Different chips have subtle differences in how their analog input stages work which are not described in their data sheets. Typically, when an analog input is sampled, a capacitor inside the chip is connected to the input pin. This will cause the voltage on the pin to be pulled momentarily toward the voltage on the cap until enough current can flow into or out of the pin to reach an equilibrium voltage. Such behavior is common to many parts.

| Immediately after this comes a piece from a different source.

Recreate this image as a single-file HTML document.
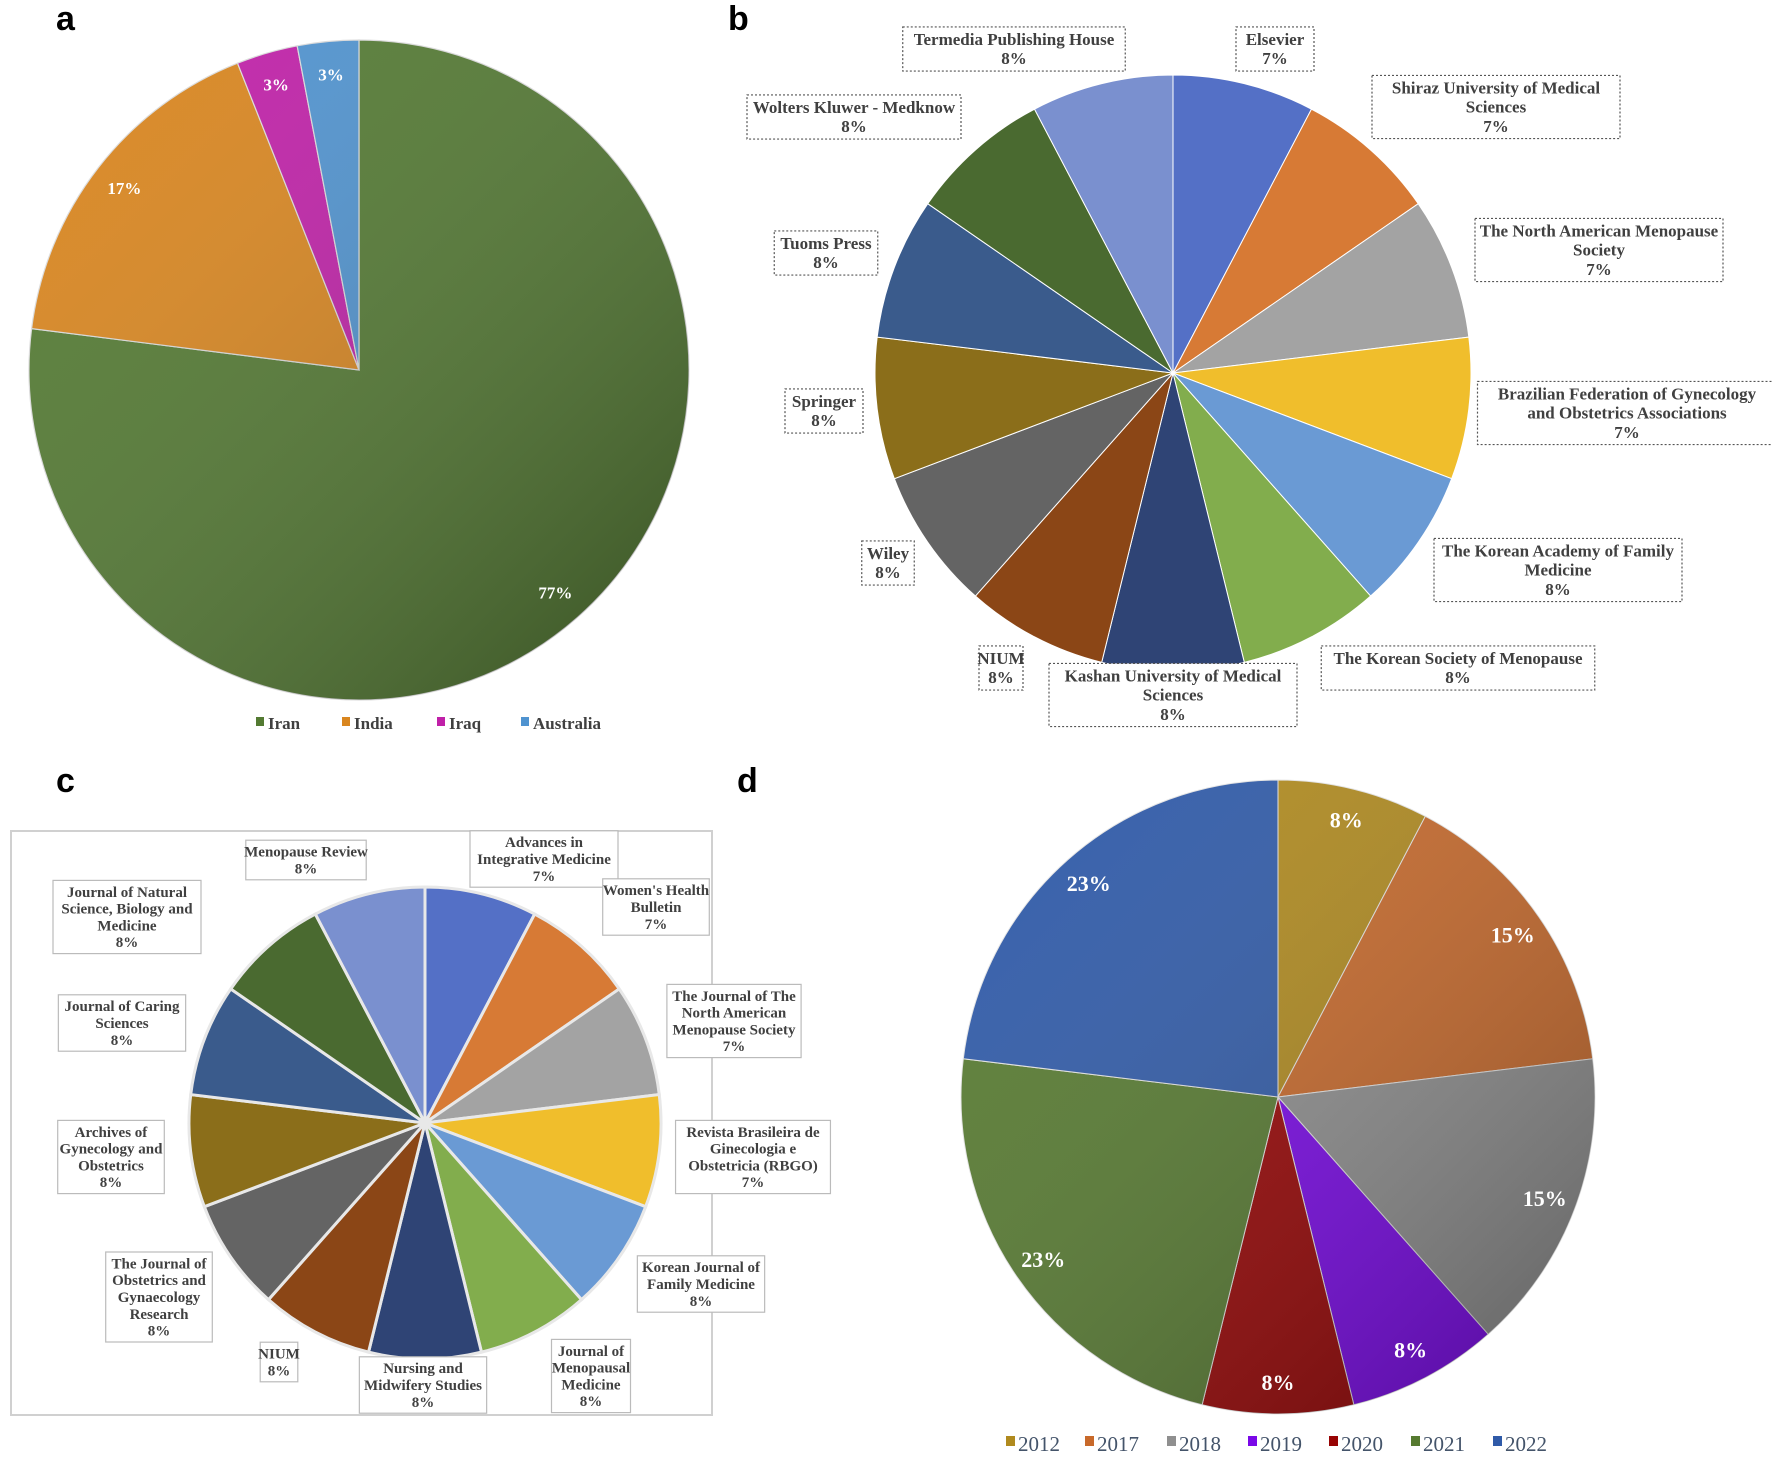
<!DOCTYPE html>
<html><head><meta charset="utf-8">
<style>
body{margin:0;background:#fff;}
svg text{font-family:"Liberation Serif",serif;}
</style></head>
<body>
<svg id="fig" width="1772" height="1454" viewBox="0 0 1772 1454" xmlns="http://www.w3.org/2000/svg">
<defs>
<linearGradient id="shade" x1="0" y1="0" x2="1" y2="1">
<stop offset="0" stop-color="#fff" stop-opacity="0.03"/>
<stop offset="1" stop-color="#000" stop-opacity="0.35"/>
</linearGradient>
</defs>
<text x="56" y="30" font-size="34" font-weight="bold" style="font-family:'Liberation Sans',sans-serif">a</text>
<text x="728" y="30" font-size="34" font-weight="bold" style="font-family:'Liberation Sans',sans-serif">b</text>
<text x="56" y="792" font-size="34" font-weight="bold" style="font-family:'Liberation Sans',sans-serif">c</text>
<text x="737" y="792" font-size="34" font-weight="bold" style="font-family:'Liberation Sans',sans-serif">d</text>
<rect x="11" y="831" width="701" height="584" fill="none" stroke="#d0d0d0" stroke-width="2"/>
<g id="pa"></g><g id="pb"></g><g id="pc"></g><g id="pd"></g>
</svg>
<script>
// Panel a
const aCats=["Iran","India","Iraq","Australia"];
const aVals=[77,17,3,3];
const aLabels=["77%","17%","3%","3%"];
const aColors=["#537a32","#d9861f","#c020a8","#4f93d0"];
// Panel b
const bCats=["Elsevier","Shiraz University of Medical Sciences","The North American Menopause Society","Brazilian Federation of Gynecology and Obstetrics Associations","The Korean Academy of Family Medicine","The Korean Society of Menopause","Kashan University of Medical Sciences","NIUM","Wiley","Springer","Tuoms Press","Wolters Kluwer - Medknow","Termedia Publishing House"];
const bVals=[1,1,1,1,1,1,1,1,1,1,1,1,1];
const bPct=["7%","7%","7%","7%","8%","8%","8%","8%","8%","8%","8%","8%","8%"];
// Panel c
const cCats=["Advances in Integrative Medicine","Women's Health Bulletin","The Journal of The North American Menopause Society","Revista Brasileira de Ginecologia e Obstetricia (RBGO)","Korean Journal of Family Medicine","Journal of Menopausal Medicine","Nursing and Midwifery Studies","NIUM","The Journal of Obstetrics and Gynaecology Research","Archives of Gynecology and Obstetrics","Journal of Caring Sciences","Journal of Natural Science, Biology and Medicine","Menopause Review"];
const cVals=[1,1,1,1,1,1,1,1,1,1,1,1,1];
const cPct=["7%","7%","7%","7%","8%","8%","8%","8%","8%","8%","8%","8%","8%"];
// Panel d
const dCats=["2012","2017","2018","2019","2020","2021","2022"];
const dVals=[1,2,2,1,1,3,3];
const dLabels=["8%","15%","15%","8%","8%","23%","23%"];
const dColors=["#b08a1e","#c8692a","#8f8f8f","#7a08e8","#980404","#567a30","#2f5aa8"];

const pubColors=["#5470c6","#d77a35","#a3a3a3","#f0be2c","#6a9ad4","#82ad4d","#2f4475","#8b4616","#646464","#8b6e1a","#3a5b8c","#4a6a30","#7a90cf"];
const bBoxes=[[1275,49,["Elsevier"]],[1496,107,["Shiraz University of Medical","Sciences"]],[1599,250,["The North American Menopause","Society"]],[1627,413,["Brazilian Federation of Gynecology","and Obstetrics Associations"]],[1558,570,["The Korean Academy of Family","Medicine"]],[1458,668,["The Korean Society of Menopause"]],[1173,695,["Kashan University of Medical","Sciences"]],[1001,668,["NIUM"]],[888,563,["Wiley"]],[824,411,["Springer"]],[826,253,["Tuoms Press"]],[854,117,["Wolters Kluwer - Medknow"]],[1014,49,["Termedia Publishing House"]]];
const cBoxes=[[544,859,["Advances in","Integrative Medicine"]],[656,907,["Women's Health","Bulletin"]],[734,1021,["The Journal of The","North American","Menopause Society"]],[753,1157,["Revista Brasileira de","Ginecologia e","Obstetricia (RBGO)"]],[701,1284,["Korean Journal of","Family Medicine"]],[591,1376,["Journal of","Menopausal","Medicine"]],[423,1385,["Nursing and","Midwifery Studies"]],[279,1362,["NIUM"]],[159,1297,["The Journal of","Obstetrics and","Gynaecology","Research"]],[111,1157,["Archives of","Gynecology and","Obstetrics"]],[122,1023,["Journal of Caring","Sciences"]],[127,917,["Journal of Natural","Science, Biology and","Medicine"]],[306,860,["Menopause Review"]]];

const NS="http://www.w3.org/2000/svg";
function mk(parent,tag,attrs){const e=document.createElementNS(NS,tag);for(const k in attrs)e.setAttribute(k,attrs[k]);parent.appendChild(e);return e;}
function pt(cx,cy,r,a){return [cx+r*Math.cos(a),cy+r*Math.sin(a)];}
function angles(vals){const t=vals.reduce((s,v)=>s+v,0);let acc=0;return vals.map(v=>{const a0=-Math.PI/2+acc/t*2*Math.PI;acc+=v;const a1=-Math.PI/2+acc/t*2*Math.PI;return [a0,a1];});}
function drawPie(g,cx,cy,r,vals,colors,stroke,sw,names){
  angles(vals).forEach(([a0,a1],i)=>{
    const p0=pt(cx,cy,r,a0),p1=pt(cx,cy,r,a1);const large=(a1-a0)>Math.PI?1:0;
    const p=mk(g,"path",{d:`M${cx},${cy}L${p0[0]},${p0[1]}A${r},${r} 0 ${large} 1 ${p1[0]},${p1[1]}Z`,fill:colors[i],stroke:stroke,"stroke-width":sw});
    
    
  });
}
function slug(s){return s.toLowerCase().replace(/[^a-z0-9]+/g,'-').replace(/^-|-$/g,'');}
function pieLabels(g,cx,cy,r,vals,labels,frac,size){
  angles(vals).forEach(([a0,a1],i)=>{const m=(a0+a1)/2;const q=pt(cx,cy,r*frac,m);
    const t=mk(g,"text",{x:q[0],y:q[1]+size*0.35,"font-size":size,"font-weight":"bold",fill:"#fff","text-anchor":"middle"});t.textContent=labels[i];
    
    });
}
function box(g,cx,cy,lines,size,dash,stroke,cw){
  const lh=size*1.12;const w=Math.max(...lines.map(l=>l.length))*size*cw+10;const h=lines.length*lh+6;
  const r=mk(g,"rect",{x:cx-w/2,y:cy-h/2,width:w,height:h,fill:"#fff",stroke:stroke,"stroke-width":1.2,"stroke-dasharray":dash});
  
  
  lines.forEach((l,j)=>{const t=mk(g,"text",{x:cx,y:cy-h/2+3+lh*(j+0.8),"font-size":size,"font-weight":"bold",fill:"#404040","text-anchor":"middle"});t.textContent=l;
    
    });
}
// a
const ga=document.getElementById('pa');
drawPie(ga,359,370,330,aVals,aColors,"#ddd",1.2,aCats.map(c=>'slice-'+slug(c)));
mk(ga,"circle",{cx:359,cy:370,r:330,fill:"url(#shade)"});
pieLabels(ga,359,370,330,aVals,aLabels,0.9,17);
const aLx=[268,354,449,533];
aCats.forEach((c,i)=>{const s=mk(ga,"rect",{x:aLx[i]-12,y:717,width:8,height:9,fill:aColors[i]});
  
  
  const t=mk(ga,"text",{x:aLx[i],y:729,"font-size":17,"font-weight":"bold",fill:"#404040"});t.textContent=c;
  
  });
// b
const gb=document.getElementById('pb');
drawPie(gb,1173,373,298,bVals,pubColors,"#fff",1,bCats.map(c=>'slice-'+slug(c)));
bCats.forEach((c,i)=>box(gb,bBoxes[i][0],bBoxes[i][1],[...bBoxes[i][2],bPct[i]],17,"2,2","#555",0.5));
// c
const gc=document.getElementById('pc');
drawPie(gc,425,1123,236,cVals,pubColors,"#e8e8e8",3,cCats.map(c=>'slice-'+slug(c)));
cCats.forEach((c,i)=>box(gc,cBoxes[i][0],cBoxes[i][1],[...cBoxes[i][2],cPct[i]],15,"none","#bbb",0.46));
// d
const gd=document.getElementById('pd');
drawPie(gd,1278,1097,317,dVals,dColors,"#e6e6e6",1,dCats.map(c=>'slice-'+c));
mk(gd,"circle",{cx:1278,cy:1097,r:317,fill:"url(#shade)"});
pieLabels(gd,1278,1097,317,dVals,dLabels,0.9,22);
const dLx=[1020,1099,1181,1262,1343,1425,1507];
dCats.forEach((c,i)=>{const s=mk(gd,"rect",{x:dLx[i]-14,y:1436,width:9,height:10,fill:dColors[i]});
  
  
  const t=mk(gd,"text",{x:dLx[i]-2,y:1451,"font-size":21,fill:"#44546a"});t.textContent=c;
  
  });
</script>
</body></html>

The aspect which differs among different chips, but which is seldom mentioned in data sheets, is the initial voltage on the cap before it is connected to the pin. I've seen some parts where, if multiple reads are performed in reasonably quick succession, the initial cap voltage for each reading will be fairly close to the voltage on the last reading. If the same channel is sampled every time, and its voltage doesn't change too much, the resulting disturbances will be minor, allowing the measurement of relatively high-impedance signals without too much loss of accuracy. I've also seen some parts where the cap seems to be consistently discharged. When using a high-impedance input, this will cause all samples to be pulled lower than they should, but by an amount which will--at least in the short term--be reasonably consistent. To make things nasty, though, I've also seen some parts where the cap will sometimes be charged to Vdd and sometimes Vss, without apparent rhyme or reason. When using a high-impedance input, this can result in some readings being skewed high and some being skewed low. The only way I've found to get useful readings under that scenario is to use a low-impedance driver.

I'm not familiar with the ADC on the Arduino Uno; experimentation may help show what it does. On the other hand, unless subtle behavioral issues are documented, there's no guarantee that all future parts will continue to act the same way.